Ugo Rondinone is recognised as one of the great voices of his generation, an artist who proposes trenchant reflections on nature and the human condition, while establishing a formal and organic vocabulary in which he fuses a variety of sculptural and pictorial traditions. His generous and expansive vision of nature has resulted in an extensive range of two- and three-dimensional objects, installations, videos, and performances. His hybrid forms, inspired by ancient and modern sources, exude pathos and humour and point to the most pressing issues of our time, where modernist achievements and archaic expression intersect.

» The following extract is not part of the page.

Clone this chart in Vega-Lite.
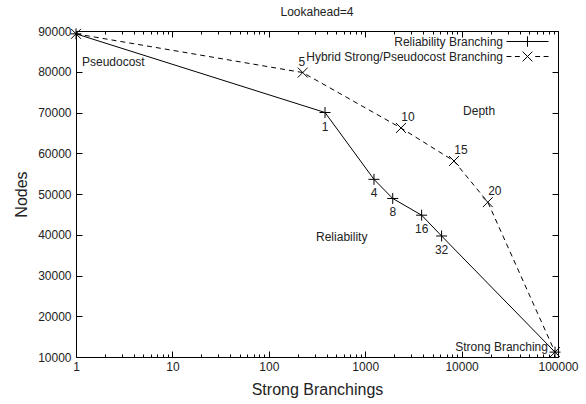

Rondinone's practice unfolds the complexity of seemingly simple phenomena or objects such as day and night, natural and artificial, vulnerability and strength, dichotomies that are deeply interrelated and that function as organising principles of his work. The artist explores aspects of human experience and perception that are linked to the sensations that we intuitively or culturally assign to these distinctions. In his work, symbols and cultural constructs, images and words that make their way across communication systems, latitudes and historical moments, are devices that Rondinone constantly analyses and uses, drawing on the capacity of each person to respond to them from a visceral and primal place.

The rainbow - a natural phenomenon, testimony to the physical laws of composition and the behaviour of light - is also a symbol with a broad cultural and religious background, which the artist uses to allude to the playful capacity of children to imagine environments, or for its associations with the LGTB+ community. Rondinone makes use of other symbols such as the cloud, the sun, the human body, the stone or the tree, all elements present in the visual imaginary of different cultures from prehistoric times to the present, which he plays with for their metaphorical richness and their capacity to establish connections with different audiences. Regardless of the breadth of meaning of these elements, the artist believes in the transformative power of art and states: "like a chronicler, I record the living universe: this season, this day, this hour, this sound in the grass, this breaking wave, this sunset, this end of the day, this silence."